Как же семья покроет теперь все убытки? Только затянув пояс. Говоря по правде, ей не хотелось, чтобы Том и Флорри снова перебрались сюда. Тогда ей придется делить кухню с другой женщиной. Дорин – дело другое. Флорри любит сплетничать про всех, а Миррен это не интересно.
Вот Бен мог бы сделать сносной ее жизнь. Но он ушел. Возможно, это знак того, что она слишком долго жила одна, в компании с дедушкиными часами. Поэтому и ищет в нем того, чего нет.
Они чуточку потанцевали, а потом он утешал ее, когда она не могла найти снимки и разрыдалась. Это был у них совсем не ужин влюбленных голубков при свечах. Он и пальцем не пошевелил, не пытался за ней ухаживать. Такие красивые ухаживания бывают лишь в кино, а не в жизни, и уж тем более не в долинах. Тут ухаживание – это что-то вроде договора, который заключается в танцзале или в клубе «Молодых фермеров». А она уж старовата для того и другого. Тут она почувствовала запах подгоревшего молока и вскочила. Самое время утешиться…
Она поставила на пол таз с горячей водой и вылила в него содержимое бутылки, чтобы размягчить ноги. Раз уж она не может пить, то по крайней мере использует спирт для лечения мозолей.
Неожиданно по кухне пронесся ледяной сквозняк, дверь распахнулась, собаки залаяли и завиляли хвостами.
На пороге стоял, ухмыляясь, снеговик; вся борода в сосульках, шинель колоколом, как кринолин. Она в испуге уронила бутылку.
– Теперь будешь ругать меня за это, – проговорил знакомый голос.
– Бен! Почему ты вернулся? Там все так плохо? – Ее сердце радостно застучало при виде его. – Садись, садись… Я приготовлю тебе чай.
– Я прошел половину горы и увидел, что дальше мне не пройти. Тогда и подумал, что еще будут и другие суда, а сейчас не время дезертировать с моего поста. Крэгсайд мой дом, такой же, как и твой, и мне не хочется смотреть, как тут все рушится без второй пары рук. Надеюсь, ты не против…
Он замолчал и, нахмурив обледеневшие брови, посмотрел на таз, в котором она стояла.
Миррен расхохоталась.
– Ты застукал меня во время моего омовения… но, по-моему, ты решил, что я вернулась к пьянству, и пришел, чтобы надзирать за мной.

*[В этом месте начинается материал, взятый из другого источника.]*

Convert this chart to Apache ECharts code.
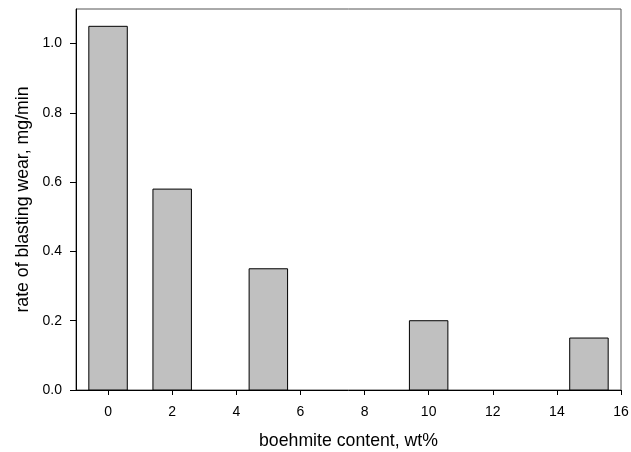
<!DOCTYPE html>
<html>
<head>
<meta charset="utf-8">
<script src="https://cdn.jsdelivr.net/npm/echarts@6/dist/echarts.min.js"></script>
<style>
  html, body { margin: 0; padding: 0; background: #fff; }
  #chart { width: 631px; height: 452px; }
</style>
</head>
<body>
<div id="chart"></div>
<script>
// Boehmite content (wt%) and measured blasting wear rate (mg/min)
const boehmiteContent = [0, 2, 5, 10, 15];
const wearRate = [1.05, 0.58, 0.35, 0.20, 0.15];
const xTicks = [0, 2, 4, 6, 8, 10, 12, 14, 16];
const yTicks = [0.0, 0.2, 0.4, 0.6, 0.8, 1.0];

const BAR_HALF_WIDTH = 0.6; // in x-axis units

const chart = echarts.init(document.getElementById('chart'), null, { renderer: 'canvas' });
const font = 'Liberation Sans, Arial, sans-serif';

chart.setOption({
  animation: false,
  backgroundColor: '#fff',
  grid: {
    left: 76, top: 9, right: 10, bottom: 62,
    containLabel: false, outerBoundsMode: 'none',
    show: true, borderColor: '#555', borderWidth: 1, backgroundColor: 'transparent'
  },
  xAxis: {
    type: 'value', min: -1, max: 16, interval: 1,
    name: 'boehmite content, wt%', nameLocation: 'middle', nameGap: 42,
    nameTextStyle: { fontFamily: font, fontSize: 17.7, color: '#000' },
    axisLine: { show: true, onZero: false, lineStyle: { color: '#000', width: 1 } },
    axisTick: { show: true, length: 5, lineStyle: { color: '#000' }, customValues: xTicks },
    axisLabel: {
      fontFamily: font, fontSize: 14, color: '#000', margin: 15,
      customValues: xTicks,
      formatter: v => String(v)
    },
    splitLine: { show: false }
  },
  yAxis: {
    type: 'value', min: 0, max: 1.1,
    name: 'rate of blasting wear, mg/min', nameLocation: 'middle', nameGap: 42,
    nameTextStyle: { fontFamily: font, fontSize: 17.7, color: '#000' },
    axisLine: { show: true, onZero: false, lineStyle: { color: '#000', width: 1 } },
    axisTick: { show: true, length: 6, lineStyle: { color: '#000' }, customValues: yTicks },
    axisLabel: {
      fontFamily: font, fontSize: 14, color: '#000', margin: 14,
      customValues: yTicks,
      formatter: v => v.toFixed(1)
    },
    splitLine: { show: false }
  },
  series: [{
    type: 'custom',
    data: boehmiteContent.map((x, i) => [x, wearRate[i]]),
    renderItem: function (params, api) {
      const x = api.value(0), y = api.value(1);
      const p0 = api.coord([x - BAR_HALF_WIDTH, y]);
      const p1 = api.coord([x + BAR_HALF_WIDTH, 0]);
      return {
        type: 'rect',
        shape: { x: p0[0], y: p0[1], width: p1[0] - p0[0], height: p1[1] - p0[1] },
        style: { fill: '#c0c0c0', stroke: '#000', lineWidth: 1 }
      };
    }
  }]
});
</script>
</body>
</html>
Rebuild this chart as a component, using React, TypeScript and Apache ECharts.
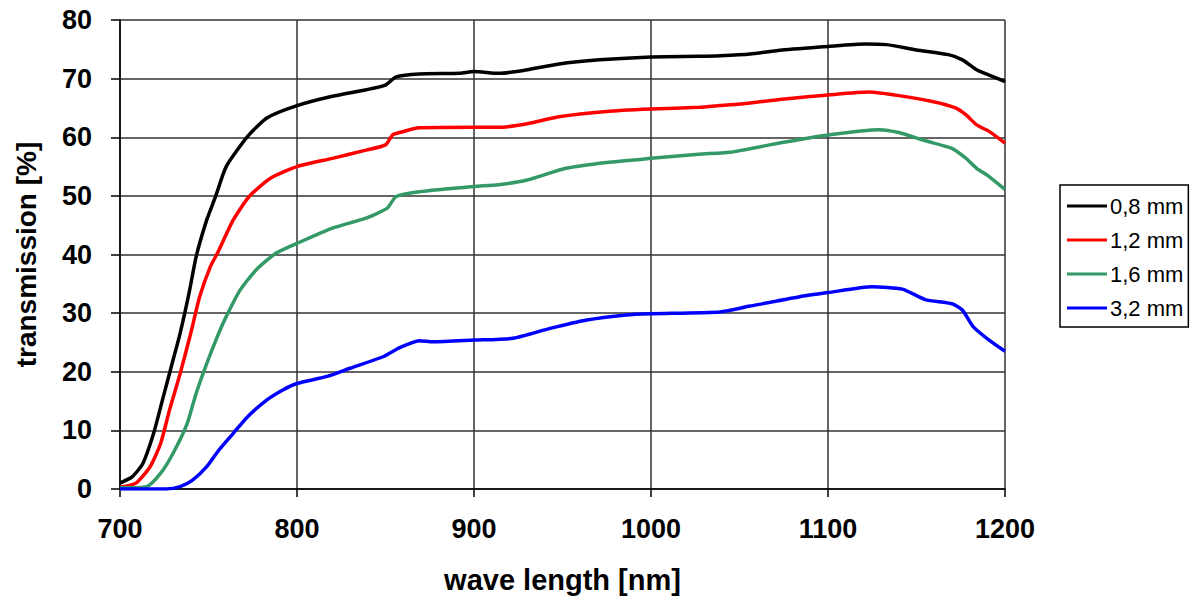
import React, { useEffect, useRef } from "react";
import * as echarts from "echarts";

const seriesNames = ["0,8 mm", "1,2 mm", "1,6 mm", "3,2 mm"];
const seriesColors = ["#000000", "#ff0000", "#339966", "#0000ff"];

const wl08 = [700, 707, 713, 719, 724, 729, 734, 739, 743, 749, 754, 760, 772, 783, 800, 820, 839, 850, 856, 869, 892, 900, 914, 928, 948, 971, 1000, 1027, 1039, 1056, 1074, 1100, 1121, 1133, 1150, 1168, 1176, 1184, 1191, 1200];
const val08 = [1, 2.1, 4.4, 9.5, 15.2, 20.9, 26.6, 33.4, 39.6, 45.9, 49.9, 55, 60.1, 63.3, 65.4, 67, 68.1, 68.9, 70.3, 70.8, 70.9, 71.2, 70.9, 71.4, 72.5, 73.2, 73.7, 73.8, 73.9, 74.2, 74.9, 75.5, 75.9, 75.8, 74.9, 74.1, 73.2, 71.5, 70.6, 69.5];

const wl12 = [700, 709, 717, 723, 728, 734, 740, 745, 751, 755, 764, 773, 785, 800, 820, 839, 850, 854, 858, 869, 900, 914, 930, 948, 975, 1000, 1027, 1039, 1055, 1074, 1100, 1123, 1140, 1159, 1172, 1178, 1184, 1191, 1200];
const val12 = [0.3, 1, 3.8, 7.8, 13.5, 19.7, 26.6, 32.8, 37.9, 40.2, 45.9, 49.9, 53, 55, 56.4, 57.8, 58.7, 60.4, 60.8, 61.6, 61.7, 61.7, 62.3, 63.5, 64.4, 64.8, 65.1, 65.4, 65.8, 66.5, 67.2, 67.7, 67.1, 66.1, 65, 63.8, 62.1, 61, 59];

const wl16 = [700, 715, 723, 730, 738, 743, 749, 755, 760, 768, 777, 788, 800, 820, 839, 851, 856, 869, 900, 914, 930, 952, 975, 1000, 1027, 1046, 1074, 1100, 1129, 1140, 1155, 1170, 1178, 1184, 1191, 1200];
const val16 = [0.2, 0.4, 2.7, 6.1, 11.2, 16.3, 21.4, 26, 29.4, 34, 37.4, 40.2, 41.9, 44.5, 46.2, 47.9, 49.9, 50.7, 51.6, 51.9, 52.7, 54.7, 55.7, 56.4, 57.1, 57.5, 59.1, 60.4, 61.3, 60.8, 59.4, 58.1, 56.4, 54.7, 53.3, 51.1];

const wl32 = [700, 726, 734, 741, 749, 756, 764, 772, 783, 792, 800, 817, 830, 849, 858, 869, 877, 900, 922, 943, 963, 986, 1000, 1039, 1056, 1084, 1100, 1125, 1142, 1155, 1170, 1176, 1182, 1191, 1200];
const val32 = [0, 0, 0.4, 1.5, 3.8, 6.7, 9.5, 12.3, 15.2, 16.9, 18, 19.2, 20.6, 22.6, 24.1, 25.3, 25.1, 25.4, 25.7, 27.4, 28.8, 29.7, 29.9, 30.2, 31.2, 32.8, 33.5, 34.5, 34.1, 32.3, 31.6, 30.5, 27.7, 25.4, 23.5];

const wavelengths = [wl08, wl12, wl16, wl32];
const values = [val08, val12, val16, val32];

const xAxisTitle = "wave length [nm]";
const yAxisTitle = "transmission [%]";

const FONT = "'Liberation Sans', Arial, sans-serif";

export default function App() {
  const ref = useRef<HTMLDivElement>(null);
  useEffect(() => {
    if (!ref.current) return;
    const chart = echarts.init(ref.current, null, { renderer: "svg" });
    const series = seriesNames.map((name, i) => ({
      name,
      type: "line",
      data: wavelengths[i].map((w, j) => [w, values[i][j]]),
      showSymbol: false,
      symbol: "none",
      smooth: 0.2,
      lineStyle: { color: seriesColors[i], width: 3.5 },
      itemStyle: { color: seriesColors[i] },
    }));
    chart.setOption({
      animation: false,
      backgroundColor: "#ffffff",
      grid: {
        left: 120,
        right: 193,
        top: 20,
        bottom: 112,
        containLabel: false,
        outerBoundsMode: "none",
      },
      xAxis: {
        type: "value",
        min: 700,
        max: 1200,
        interval: 100,
        name: xAxisTitle,
        nameLocation: "middle",
        nameGap: 76,
        nameTextStyle: { fontFamily: FONT, fontWeight: "bold", fontSize: 29, color: "#000" },
        axisLine: { show: true, onZero: false, lineStyle: { color: "#000", width: 1.5 } },
        axisTick: { show: true, length: 8, inside: false, lineStyle: { color: "#000", width: 1.5 } },
        axisLabel: {
          margin: 26,
          fontFamily: FONT,
          fontWeight: "bold",
          fontSize: 27,
          color: "#000",
          formatter: (v: number) => String(v),
        },
        splitLine: { show: true, lineStyle: { color: "#333", width: 1.5 } },
      },
      yAxis: {
        type: "value",
        min: 0,
        max: 80,
        interval: 10,
        name: yAxisTitle,
        nameLocation: "middle",
        nameGap: 80,
        nameRotate: 90,
        nameTextStyle: { fontFamily: FONT, fontWeight: "bold", fontSize: 28, color: "#000" },
        axisLine: { show: true, lineStyle: { color: "#000", width: 1.5 } },
        axisTick: { show: true, length: 9, inside: false, lineStyle: { color: "#000", width: 1.5 } },
        axisLabel: { margin: 28, fontFamily: FONT, fontWeight: "bold", fontSize: 27, color: "#000" },
        splitLine: { show: true, lineStyle: { color: "#333", width: 1.5 } },
      },
      legend: {
        orient: "vertical",
        left: 1060,
        top: 185,
        padding: [10, 5, 8, 7],
        itemWidth: 40,
        itemHeight: 3,
        itemGap: 12,
        icon: "rect",
        borderColor: "#000",
        borderWidth: 1.5,
        backgroundColor: "#fff",
        textStyle: { fontFamily: FONT, fontSize: 22, color: "#000", lineHeight: 22, padding: [0, 0, 0, -2] },
        data: seriesNames,
      },
      series,
    });
    return () => chart.dispose();
  }, []);
  return (
    <div
      ref={ref}
      style={{ position: "fixed", left: 0, top: 0, width: 1198, height: 601, background: "#fff" }}
    />
  );
}
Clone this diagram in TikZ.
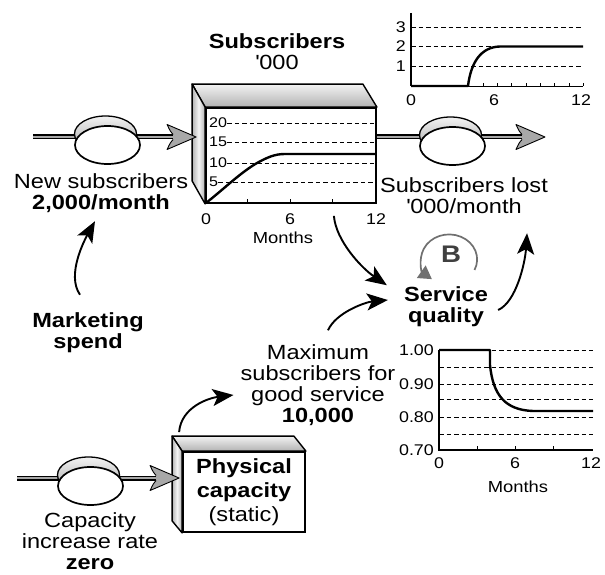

Ох, Бен! Смотри, я просто размачиваю свои мозоли. Вот, понюхай! Это хорошее средство.
Долой нерешительность, теперь или никогда.
– Ты хороший парень, Бен Йевелл. Я никогда еще в жизни не была так рада видеть кого-либо. Дом опустел без тебя. Мне просто не верится, что ты вернулся. Дай я тебя обниму. Я так скучала!
– Тогда что тебя останавливает? – засмеялся он, и его голубые льдинки глаз озорно сверкнули.
Она сорвала с него промороженную одежду и бросила на пол. Ее поцелуй был нерешительный и быстрый, словно птичка клюнула. С тревожно забившимся сердцем она ждала, что Бен в ужасе отпрянет, но он смотрел на нее и не отрывал глаз от ее лица. Тогда она снова поцеловала его, жадно, приоткрыв губы, словно стремилась выпить его сердцевину. Они упали на старый диван, пропахший собаками и углем, и, смеясь, лежали в объятьях друг друга.
– Ой, Миррен, прости меня. Я подумал самое плохое. Хотел застать тебя и пристыдить, а теперь мне самому стыдно.
Она остановила его речи поцелуем.
Бен вернулся домой, и на этот раз она собиралась одарить его настоящим йоркширским гостеприимством, чтобы больше ничто не тянуло его в дальние края.